● **Supplied data**
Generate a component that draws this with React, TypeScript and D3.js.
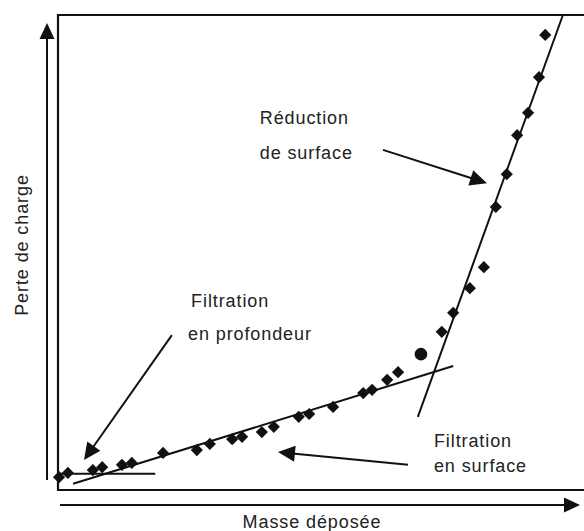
import React from "react";
import * as d3 from "d3";

// Measured points (masse déposée, perte de charge) in arbitrary units
const masse = [0.2, 1.9, 6.7, 8.5, 12.3, 14.2, 20.2, 26.7, 29.2, 33.5, 35.4, 39.2, 41.5, 46.3, 48.3, 52.9, 58.7, 60.4, 63.3, 65.4, 69.8, 73.8, 76.0, 79.2, 81.9, 84.2, 86.3, 88.3, 90.4, 92.5, 93.7];
const perte = [2.7, 3.6, 4.2, 4.8, 5.3, 5.7, 7.8, 8.4, 9.7, 10.7, 11.2, 12.2, 13.3, 15.4, 16.0, 17.5, 20.4, 21.1, 23.2, 24.8, 28.6, 33.3, 37.3, 42.5, 46.9, 59.6, 66.5, 74.7, 79.4, 86.9, 95.8];
const markerShape = masse.map((_, i) => (i === 20 ? "circle" : "diamond"));

// Fit lines [x1, y1, x2, y2]
const fitLines = [
  [2.9, 1.3, 76.0, 26.1],
  [69.2, 15.4, 97.1, 100],
  [0.4, 3.4, 18.7, 3.4],
];

// Annotation arrows [fromX, fromY, tipX, tipY]
const arrows = [
  [62.5, 71.6, 82.5, 64.6],
  [21.9, 32.6, 5.0, 6.3],
  [67.3, 5.3, 42.3, 8.0],
];

// Annotation text lines
const labelText = ["Réduction", "de surface", "Filtration", "en profondeur", "Filtration", "en surface"];
const labelX = [38.8, 38.8, 25.6, 25.0, 72.3, 72.3];
const labelY = [77.1, 69.7, 38.5, 31.6, 9.1, 3.8];

const xTitle = "Masse déposée";
const yTitle = "Perte de charge";

const W = 584;
const H = 531;
const left = 58;
const top = 15;
const bottom = 490;

export default function App() {
  const x = d3.scaleLinear().domain([0, 100]).range([left, 578]);
  const y = d3.scaleLinear().domain([0, 100]).range([bottom, top]);
  const line = d3.line<[number, number]>().x((d) => x(d[0])).y((d) => y(d[1]));
  const ink = "#111";
  const font = "'Liberation Sans', Arial, sans-serif";

  const arrowHead = (x1: number, y1: number, x2: number, y2: number, len = 16, half = 7) => {
    const ang = Math.atan2(y2 - y1, x2 - x1);
    const bx = x2 - len * Math.cos(ang);
    const by = y2 - len * Math.sin(ang);
    const px = -Math.sin(ang) * half;
    const py = Math.cos(ang) * half;
    return `M${x2},${y2} L${bx + px},${by + py} L${bx - px},${by - py} Z`;
  };

  const diamond = d3.symbol().type(d3.symbolDiamond2).size(95)();

  return (
    <svg width={W} height={H} style={{ position: "absolute", left: 0, top: 0, background: "#fff" }}>
      <rect x={0} y={0} width={W} height={H} fill="#fff" />
      {/* Plot box */}
      <path d={`M${W + 10},${top} H${left} V${bottom} H${W + 10}`} fill="none" stroke={ink} strokeWidth={2.2} />

      {/* Y axis arrow */}
      <line x1={47} y1={480} x2={47} y2={36} stroke={ink} strokeWidth={2} />
      <path d={arrowHead(47, 480, 47, 23, 16, 7.5)} fill={ink} />
      {/* X axis arrow */}
      <line x1={60} y1={505} x2={566} y2={505} stroke={ink} strokeWidth={2} />
      <path d={arrowHead(60, 505, 580, 505, 16, 7.5)} fill={ink} />

      {/* Fit lines */}
      {fitLines.map((l, i) => (
        <path key={"f" + i} d={line([[l[0], l[1]], [l[2], l[3]]]) || ""} stroke={ink} strokeWidth={2} fill="none" />
      ))}

      {/* Data points */}
      {masse.map((m, i) =>
        markerShape[i] === "circle" ? (
          <circle key={"p" + i} cx={x(m)} cy={y(perte[i])} r={6.3} fill={ink} />
        ) : (
          <path key={"p" + i} d={diamond || ""} transform={`translate(${x(m)},${y(perte[i])})`} fill={ink} />
        )
      )}

      {/* Annotation arrows */}
      {arrows.map((a, i) => {
        const x1 = x(a[0]), y1 = y(a[1]), x2 = x(a[2]), y2 = y(a[3]);
        const ang = Math.atan2(y2 - y1, x2 - x1);
        return (
          <g key={"a" + i}>
            <line x1={x1} y1={y1} x2={x2 - 12 * Math.cos(ang)} y2={y2 - 12 * Math.sin(ang)} stroke={ink} strokeWidth={2} />
            <path d={arrowHead(x1, y1, x2, y2, 17, 8)} fill={ink} />
          </g>
        );
      })}

      {/* Labels */}
      {labelText.map((t, i) => (
        <text key={"l" + i} x={x(labelX[i])} y={y(labelY[i])} fontFamily={font} fontSize={18} letterSpacing={0.9} fill="#222">
          {t}
        </text>
      ))}

      {/* Axis titles */}
      <text x={312} y={528} textAnchor="middle" fontFamily={font} fontSize={18} letterSpacing={0.9} fill="#222">
        {xTitle}
      </text>
      <text transform="translate(28,245) rotate(-90)" textAnchor="middle" fontFamily={font} fontSize={18} letterSpacing={0.9} fill="#222">
        {yTitle}
      </text>
    </svg>
  );
}
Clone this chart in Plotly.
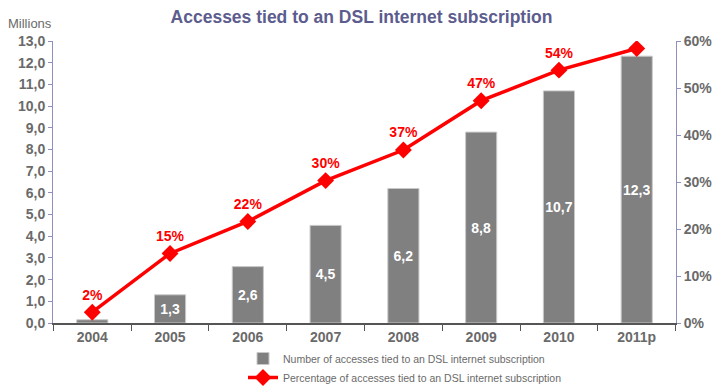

● **Stated problem**
All of the data above should be quoted exactly, except for the pictures.

● **Response for this exercise**
Generate a component that draws this with React, TypeScript and D3.js.
import React from "react";
import * as d3 from "d3";

// Measured points (masse déposée, perte de charge) in arbitrary units
const masse = [0.2, 1.9, 6.7, 8.5, 12.3, 14.2, 20.2, 26.7, 29.2, 33.5, 35.4, 39.2, 41.5, 46.3, 48.3, 52.9, 58.7, 60.4, 63.3, 65.4, 69.8, 73.8, 76.0, 79.2, 81.9, 84.2, 86.3, 88.3, 90.4, 92.5, 93.7];
const perte = [2.7, 3.6, 4.2, 4.8, 5.3, 5.7, 7.8, 8.4, 9.7, 10.7, 11.2, 12.2, 13.3, 15.4, 16.0, 17.5, 20.4, 21.1, 23.2, 24.8, 28.6, 33.3, 37.3, 42.5, 46.9, 59.6, 66.5, 74.7, 79.4, 86.9, 95.8];
const markerShape = masse.map((_, i) => (i === 20 ? "circle" : "diamond"));

// Fit lines [x1, y1, x2, y2]
const fitLines = [
  [2.9, 1.3, 76.0, 26.1],
  [69.2, 15.4, 97.1, 100],
  [0.4, 3.4, 18.7, 3.4],
];

// Annotation arrows [fromX, fromY, tipX, tipY]
const arrows = [
  [62.5, 71.6, 82.5, 64.6],
  [21.9, 32.6, 5.0, 6.3],
  [67.3, 5.3, 42.3, 8.0],
];

// Annotation text lines
const labelText = ["Réduction", "de surface", "Filtration", "en profondeur", "Filtration", "en surface"];
const labelX = [38.8, 38.8, 25.6, 25.0, 72.3, 72.3];
const labelY = [77.1, 69.7, 38.5, 31.6, 9.1, 3.8];

const xTitle = "Masse déposée";
const yTitle = "Perte de charge";

const W = 584;
const H = 531;
const left = 58;
const top = 15;
const bottom = 490;

export default function App() {
  const x = d3.scaleLinear().domain([0, 100]).range([left, 578]);
  const y = d3.scaleLinear().domain([0, 100]).range([bottom, top]);
  const line = d3.line<[number, number]>().x((d) => x(d[0])).y((d) => y(d[1]));
  const ink = "#111";
  const font = "'Liberation Sans', Arial, sans-serif";

  const arrowHead = (x1: number, y1: number, x2: number, y2: number, len = 16, half = 7) => {
    const ang = Math.atan2(y2 - y1, x2 - x1);
    const bx = x2 - len * Math.cos(ang);
    const by = y2 - len * Math.sin(ang);
    const px = -Math.sin(ang) * half;
    const py = Math.cos(ang) * half;
    return `M${x2},${y2} L${bx + px},${by + py} L${bx - px},${by - py} Z`;
  };

  const diamond = d3.symbol().type(d3.symbolDiamond2).size(95)();

  return (
    <svg width={W} height={H} style={{ position: "absolute", left: 0, top: 0, background: "#fff" }}>
      <rect x={0} y={0} width={W} height={H} fill="#fff" />
      {/* Plot box */}
      <path d={`M${W + 10},${top} H${left} V${bottom} H${W + 10}`} fill="none" stroke={ink} strokeWidth={2.2} />

      {/* Y axis arrow */}
      <line x1={47} y1={480} x2={47} y2={36} stroke={ink} strokeWidth={2} />
      <path d={arrowHead(47, 480, 47, 23, 16, 7.5)} fill={ink} />
      {/* X axis arrow */}
      <line x1={60} y1={505} x2={566} y2={505} stroke={ink} strokeWidth={2} />
      <path d={arrowHead(60, 505, 580, 505, 16, 7.5)} fill={ink} />

      {/* Fit lines */}
      {fitLines.map((l, i) => (
        <path key={"f" + i} d={line([[l[0], l[1]], [l[2], l[3]]]) || ""} stroke={ink} strokeWidth={2} fill="none" />
      ))}

      {/* Data points */}
      {masse.map((m, i) =>
        markerShape[i] === "circle" ? (
          <circle key={"p" + i} cx={x(m)} cy={y(perte[i])} r={6.3} fill={ink} />
        ) : (
          <path key={"p" + i} d={diamond || ""} transform={`translate(${x(m)},${y(perte[i])})`} fill={ink} />
        )
      )}

      {/* Annotation arrows */}
      {arrows.map((a, i) => {
        const x1 = x(a[0]), y1 = y(a[1]), x2 = x(a[2]), y2 = y(a[3]);
        const ang = Math.atan2(y2 - y1, x2 - x1);
        return (
          <g key={"a" + i}>
            <line x1={x1} y1={y1} x2={x2 - 12 * Math.cos(ang)} y2={y2 - 12 * Math.sin(ang)} stroke={ink} strokeWidth={2} />
            <path d={arrowHead(x1, y1, x2, y2, 17, 8)} fill={ink} />
          </g>
        );
      })}

      {/* Labels */}
      {labelText.map((t, i) => (
        <text key={"l" + i} x={x(labelX[i])} y={y(labelY[i])} fontFamily={font} fontSize={18} letterSpacing={0.9} fill="#222">
          {t}
        </text>
      ))}

      {/* Axis titles */}
      <text x={312} y={528} textAnchor="middle" fontFamily={font} fontSize={18} letterSpacing={0.9} fill="#222">
        {xTitle}
      </text>
      <text transform="translate(28,245) rotate(-90)" textAnchor="middle" fontFamily={font} fontSize={18} letterSpacing={0.9} fill="#222">
        {yTitle}
      </text>
    </svg>
  );
}
Clone this chart in Plotly.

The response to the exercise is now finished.